Indeed, new tensions between Moscow and Kiev erupted last week, when Putin announced that his government would give Russian passports to all interested Ukrainians.
President-elect Zelenskiy’s response: “I would not advise Russian authorities to waste time tempting Ukrainian citizens with passports of the Russian Federation. Ukrainians are free people in a free, independent, sovereign and indivisible country; and Ukrainian citizenship means freedom, dignity and honor.”
Ukraine’s president elect offered shelter and help to anybody who is ready to fight side by side with Ukraine “for our freedom and yours,” a resonant phrase that dates back to Polish and Russian uprisings in the 19th century.

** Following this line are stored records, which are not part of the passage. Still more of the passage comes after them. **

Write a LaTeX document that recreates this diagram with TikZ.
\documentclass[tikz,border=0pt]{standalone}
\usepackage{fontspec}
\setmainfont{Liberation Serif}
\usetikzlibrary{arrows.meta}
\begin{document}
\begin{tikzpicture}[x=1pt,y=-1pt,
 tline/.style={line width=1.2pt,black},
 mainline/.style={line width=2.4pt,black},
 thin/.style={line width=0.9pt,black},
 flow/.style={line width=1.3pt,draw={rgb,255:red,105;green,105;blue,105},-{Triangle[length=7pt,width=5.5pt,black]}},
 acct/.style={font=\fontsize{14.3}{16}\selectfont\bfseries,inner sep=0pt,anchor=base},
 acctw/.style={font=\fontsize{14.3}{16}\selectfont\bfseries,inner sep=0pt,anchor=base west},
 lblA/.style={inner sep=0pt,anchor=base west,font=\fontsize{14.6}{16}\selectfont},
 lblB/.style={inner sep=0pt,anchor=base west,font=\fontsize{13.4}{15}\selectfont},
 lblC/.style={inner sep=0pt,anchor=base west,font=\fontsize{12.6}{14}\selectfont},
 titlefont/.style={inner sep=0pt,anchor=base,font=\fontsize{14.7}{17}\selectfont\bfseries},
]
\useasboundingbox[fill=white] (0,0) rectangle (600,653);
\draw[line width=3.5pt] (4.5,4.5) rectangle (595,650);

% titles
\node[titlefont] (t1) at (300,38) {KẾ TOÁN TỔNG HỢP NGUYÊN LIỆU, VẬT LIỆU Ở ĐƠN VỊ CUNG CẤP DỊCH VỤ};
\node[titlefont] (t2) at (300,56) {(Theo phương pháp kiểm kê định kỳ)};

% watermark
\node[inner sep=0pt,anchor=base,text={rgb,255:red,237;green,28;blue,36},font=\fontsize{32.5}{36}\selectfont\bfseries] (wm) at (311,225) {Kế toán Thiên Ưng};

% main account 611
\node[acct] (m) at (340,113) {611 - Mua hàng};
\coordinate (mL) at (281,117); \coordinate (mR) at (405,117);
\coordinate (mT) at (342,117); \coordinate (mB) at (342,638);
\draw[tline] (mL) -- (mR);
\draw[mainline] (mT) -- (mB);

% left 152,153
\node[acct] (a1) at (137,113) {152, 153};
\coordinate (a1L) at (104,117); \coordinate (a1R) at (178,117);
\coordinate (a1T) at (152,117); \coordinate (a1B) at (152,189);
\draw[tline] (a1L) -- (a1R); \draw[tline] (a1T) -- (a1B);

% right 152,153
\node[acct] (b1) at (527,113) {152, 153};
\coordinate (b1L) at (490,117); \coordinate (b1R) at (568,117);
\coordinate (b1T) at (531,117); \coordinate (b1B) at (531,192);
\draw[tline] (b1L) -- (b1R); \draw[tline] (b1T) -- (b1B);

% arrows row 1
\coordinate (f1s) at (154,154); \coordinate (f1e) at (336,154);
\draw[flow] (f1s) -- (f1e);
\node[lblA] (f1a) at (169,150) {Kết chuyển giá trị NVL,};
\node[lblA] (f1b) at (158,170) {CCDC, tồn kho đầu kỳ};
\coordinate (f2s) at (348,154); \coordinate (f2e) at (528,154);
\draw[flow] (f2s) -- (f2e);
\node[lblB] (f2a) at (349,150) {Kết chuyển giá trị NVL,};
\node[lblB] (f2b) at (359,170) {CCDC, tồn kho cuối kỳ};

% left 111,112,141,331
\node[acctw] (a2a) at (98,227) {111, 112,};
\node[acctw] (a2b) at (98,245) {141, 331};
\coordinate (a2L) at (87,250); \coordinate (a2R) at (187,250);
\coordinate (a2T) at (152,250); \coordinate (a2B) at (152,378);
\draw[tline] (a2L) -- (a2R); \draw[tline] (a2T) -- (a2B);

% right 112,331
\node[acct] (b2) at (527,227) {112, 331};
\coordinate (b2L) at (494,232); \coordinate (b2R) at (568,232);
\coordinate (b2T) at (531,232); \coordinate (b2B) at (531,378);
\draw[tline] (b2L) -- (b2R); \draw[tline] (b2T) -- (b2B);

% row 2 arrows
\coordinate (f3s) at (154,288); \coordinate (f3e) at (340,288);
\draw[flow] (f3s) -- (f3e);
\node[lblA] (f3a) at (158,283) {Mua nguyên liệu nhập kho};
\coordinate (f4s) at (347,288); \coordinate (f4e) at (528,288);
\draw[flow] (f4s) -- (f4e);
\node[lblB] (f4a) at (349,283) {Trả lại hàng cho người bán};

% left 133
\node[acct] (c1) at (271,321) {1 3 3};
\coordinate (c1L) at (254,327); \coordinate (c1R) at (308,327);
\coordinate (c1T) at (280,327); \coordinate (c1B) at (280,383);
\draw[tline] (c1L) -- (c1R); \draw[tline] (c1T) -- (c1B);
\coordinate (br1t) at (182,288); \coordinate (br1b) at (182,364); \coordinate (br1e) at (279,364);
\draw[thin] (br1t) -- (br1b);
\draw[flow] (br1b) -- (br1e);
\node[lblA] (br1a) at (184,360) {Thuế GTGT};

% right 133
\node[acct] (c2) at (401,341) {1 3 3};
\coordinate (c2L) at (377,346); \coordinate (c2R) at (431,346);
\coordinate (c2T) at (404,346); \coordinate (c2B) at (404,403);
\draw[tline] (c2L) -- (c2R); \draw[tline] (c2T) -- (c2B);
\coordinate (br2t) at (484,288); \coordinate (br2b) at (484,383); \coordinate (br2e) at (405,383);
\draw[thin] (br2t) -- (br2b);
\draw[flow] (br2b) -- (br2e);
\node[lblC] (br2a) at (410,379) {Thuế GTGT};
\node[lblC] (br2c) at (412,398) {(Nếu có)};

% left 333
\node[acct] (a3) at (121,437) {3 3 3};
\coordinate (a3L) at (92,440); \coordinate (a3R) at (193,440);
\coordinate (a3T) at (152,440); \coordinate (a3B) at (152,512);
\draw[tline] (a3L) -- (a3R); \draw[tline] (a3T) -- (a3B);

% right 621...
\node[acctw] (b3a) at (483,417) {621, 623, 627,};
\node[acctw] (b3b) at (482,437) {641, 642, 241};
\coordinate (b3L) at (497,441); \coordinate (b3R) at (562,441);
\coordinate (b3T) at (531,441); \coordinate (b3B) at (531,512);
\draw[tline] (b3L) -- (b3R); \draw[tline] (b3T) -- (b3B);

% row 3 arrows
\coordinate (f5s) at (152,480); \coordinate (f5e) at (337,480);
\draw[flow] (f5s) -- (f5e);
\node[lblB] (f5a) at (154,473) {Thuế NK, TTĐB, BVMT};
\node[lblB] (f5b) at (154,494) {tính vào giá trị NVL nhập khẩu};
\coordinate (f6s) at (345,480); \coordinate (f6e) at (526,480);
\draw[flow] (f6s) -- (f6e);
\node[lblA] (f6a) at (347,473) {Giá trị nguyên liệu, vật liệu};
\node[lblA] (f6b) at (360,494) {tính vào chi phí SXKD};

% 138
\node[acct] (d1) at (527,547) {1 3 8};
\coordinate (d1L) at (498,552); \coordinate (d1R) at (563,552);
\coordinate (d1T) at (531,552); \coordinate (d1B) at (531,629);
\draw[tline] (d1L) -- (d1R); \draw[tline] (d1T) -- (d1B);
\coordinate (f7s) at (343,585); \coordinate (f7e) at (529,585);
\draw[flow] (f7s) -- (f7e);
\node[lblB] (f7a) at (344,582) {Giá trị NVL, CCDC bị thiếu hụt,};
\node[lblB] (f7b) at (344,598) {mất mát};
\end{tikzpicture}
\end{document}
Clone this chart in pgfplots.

“We satirists used to joke about all public figures non-stop,” Zelenska said, harking back to the early days ribbing President Leonid Kuchma, who left office in 2005. “Most politicians took our humor with dignity, the way it should be, like in the United States where you can call the president anything,” she said. “But in the last five years authorities indicated ‘the game is over.’ President Poroshenko’s elite tried to punish us for our jokes.”
Zelenska’s big eyes grew serious. “That’s when we decided to do something, to save our democracy. When TV channels one by one fell under the leadership’s control, we realized if we didn’t act, we’d end up in the same situation as Russia.”
In 2014, news poured in from the front lines of the war that was begun by Russian-backed separatists in the eastern or Donbass region of the country after Russia annexed the Crimean peninsula. At the time the Zelenskiys’ little girl was nine and their boy only one year old. “I remember Volodymyr came home and gazed at our children with sad eyes,” Zelenska said. “I asked him to calm down; we had to do something about it.”
Soon Zelenskiy and his friends from Quarter-95 traveled along the front line giving shows and Olena stayed home to wait for them. “That was his civic position,” she said. “All our songs and performances were written with heart.”
Accusations suggesting they lacked patriotism were especially painful for the Zelenskiy couple. “For months our critics were creating and feeding scandals around us."
Zelenskiy’s gang of comedians made sharp jokes about local and Russian politicians, which sometimes infuriated dangerous people. In 2014 their sketch about Chechen leader Ramzan Kadyrov breaking down in tears provoked death threats. A video on Youtube featured Chechens telling Zelensky to “get prepared for the cold earth.”
The Zelenskiy couple had to hire security. “We still don’t know if the threat was true or our law enforcement agencies were trying to scare us with stories of Chechen criminals arriving in Kiev to go after us,” Zelenska said. “I sent my security away, but kept the bodyguards for my children. The guys have become like members of the family. Hopefully we can keep them now.”
After a career making fun of everything she could, Ukraine’s first lady is quite serious about fighting for freedom, especially freedom of speech.
Her voice was strong and confident when she spoke about assassinations of journalists and activists, and the cases in particular of Pavel Sheremet and the activist Yekaterina Handziuk: “Reporters and activists get killed—that’s the worst nightmare; years pass by and the crimes have not been investigated. Now we hope to see justice, starting from investigating the shootings on Maidan square during the revolution,” she said.
“For some people it’s easier to exist without freedom, under restrictions defined for them,” Olena Zelenska told me. “But when politicians feel free to make decisions and give no freedom to journalists who want write openly about the truth, that is not honest.”